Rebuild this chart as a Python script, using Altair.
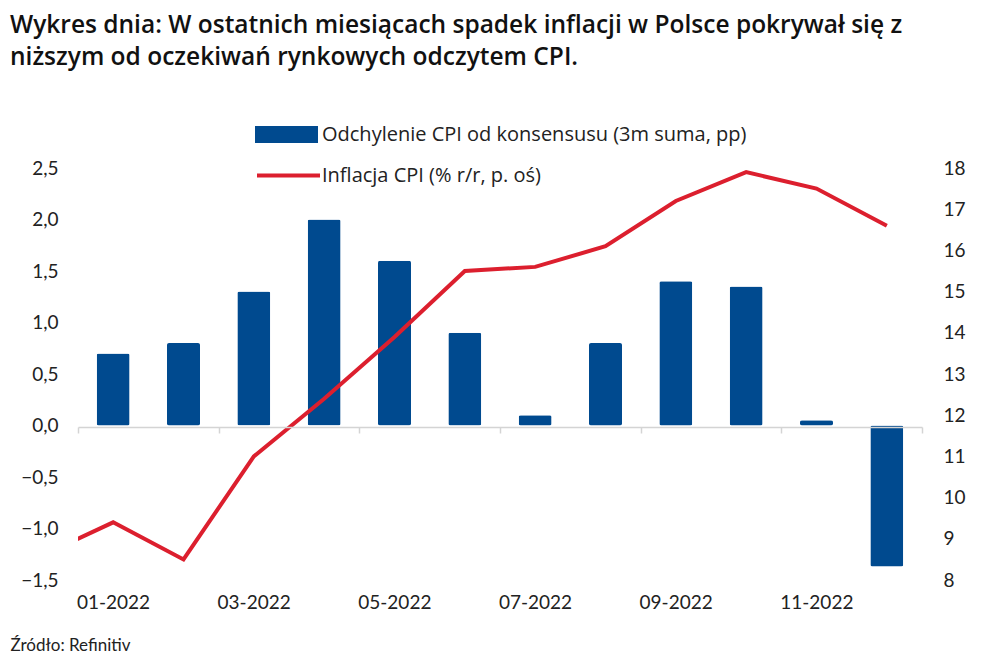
import json
import altair as alt
import pandas as pd

# ---------------- data ----------------
months = ["01-2022", "02-2022", "03-2022", "04-2022", "05-2022", "06-2022",
          "07-2022", "08-2022", "09-2022", "10-2022", "11-2022", "12-2022"]
deviation = [0.7, 0.8, 1.3, 2.0, 1.6, 0.9, 0.1, 0.8, 1.4, 1.35, 0.05, -1.37]
cpi_months = ["12-2021"] + months
cpi = [8.6, 9.4, 8.5, 11.0, 12.4, 13.9, 15.5, 15.6, 16.1, 17.2, 17.9, 17.5, 16.6]
left_ticks = [-1.5, -1.0, -0.5, 0.0, 0.5, 1.0, 1.5, 2.0, 2.5]
right_ticks = [8, 9, 10, 11, 12, 13, 14, 15, 16, 17, 18]

bar_label = "Odchylenie CPI od konsensusu (3m suma, pp)"
line_label = "Inflacja CPI (% r/r, p. oś)"
title_lines = ["Wykres dnia: W ostatnich miesiącach spadek inflacji w Polsce pokrywał się z",
               "niższym od oczekiwań rynkowych odczytem CPI."]
source = "Źródło: Refinitiv"

BLUE = "#004a8f"
RED = "#dc1f2e"
FONT = "Lato"
TFONT = "Open Sans"

bar_df = pd.DataFrame({"idx": list(range(1, 13)), "month": months,
                       "value": deviation, "series": bar_label})
line_df = pd.DataFrame({"idx": list(range(0, 13)), "month": cpi_months,
                        "value": cpi, "series": line_label})

tick_positions = [0.5 + 2 * i for i in range(7)]
label_expr = json.dumps(months) + "[floor(datum.value)] || ''"

x_enc = alt.X(
    "idx:Q",
    scale=alt.Scale(domain=[0.5, 12.5], nice=False, zero=False, padding=0),
    axis=alt.Axis(
        values=tick_positions, labelExpr=label_expr, labelOffset=35,
        labelFlush=False, labelOverlap=False, labelBound=False,
        offset=-153, tickSize=6, tickColor="#d4d4d4", domainColor="#d4d4d4",
        domainWidth=1.5, tickWidth=1.5, zindex=1,
        labelPadding=160, labelFontSize=19, labelFont=FONT, labelColor="#222",
        title=source, titleAnchor="start", titleAlign="left", titleX=-68,
        titleY=223, titleBaseline="alphabetic", titleFont=FONT,
        titleFontSize=17, titleFontWeight="normal", titleColor="#222",
    ),
)

bars = alt.Chart(bar_df).mark_bar(size=33, cornerRadius=2).encode(
    x=x_enc,
    y=alt.Y("value:Q",
            scale=alt.Scale(domain=[-1.5, 2.5], nice=False),
            axis=alt.Axis(values=left_ticks, orient="left", domain=False, ticks=False,
                          labelExpr="replace(format(datum.value, '.1f'), '.', ',')",
                          labelPadding=20, labelFontSize=19, labelFont=FONT,
                          labelColor="#222", title=None, grid=False)),
    color=alt.Color("series:N", scale=alt.Scale(domain=[bar_label], range=[BLUE]),
                    legend=alt.Legend(orient="none", legendX=177, legendY=-65, title=None,
                                      symbolType="M-1,-0.27H1V0.27H-1Z", symbolSize=3969,
                                      symbolStrokeWidth=0, symbolOpacity=1,
                                      labelFont=TFONT, labelFontSize=20, labelColor="#222",
                                      labelOffset=4, labelLimit=0, padding=0)),
)

line = alt.Chart(line_df).mark_line(strokeWidth=4, clip=True).encode(
    x=x_enc,
    y=alt.Y("value:Q",
            scale=alt.Scale(domain=[8, 18], nice=False, zero=False),
            axis=alt.Axis(values=right_ticks, orient="right", domain=False, ticks=False,
                          labelPadding=21, labelFontSize=19, labelFont=FONT,
                          labelColor="#222", title=None, grid=False)),
    stroke=alt.Stroke("series:N", scale=alt.Scale(domain=[line_label], range=[RED]),
                      legend=alt.Legend(orient="none", legendX=177, legendY=-26, title=None,
                                        symbolType="stroke", symbolSize=3969,
                                        symbolStrokeWidth=4, symbolStrokeColor=RED,
                                        labelFont=TFONT, labelFontSize=20, labelColor="#222",
                                        labelOffset=0, labelLimit=0, padding=0)),
)

chart = (
    alt.layer(bars, line)
    .resolve_scale(y="independent", color="independent", stroke="independent")
    .properties(
        width=844, height=412,
        autosize=alt.AutoSizeParams(type="none"),
        padding={"left": 70, "top": 160, "right": 56, "bottom": 78},
        title=alt.TitleParams(text=title_lines, anchor="start", frame="group",
                              dx=-68, font=TFONT, fontSize=24.5, fontWeight=600,
                              color="#111", lineHeight=32, offset=33),
    )
    .configure_view(stroke=None)
    .configure_axis(grid=False)
)

chart.save("out.html", embed_options={"renderer": "svg", "actions": False})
━━━━━━
**EXERCISE**.
Starting at the top of the listing above, please restate word for word each line up to and including the one that holds "import pandas as pd", omitting every image.

**WRITTEN RESPONSE**.
Rebuild this chart as a Python script, using Altair.
import json
import altair as alt
import pandas as pd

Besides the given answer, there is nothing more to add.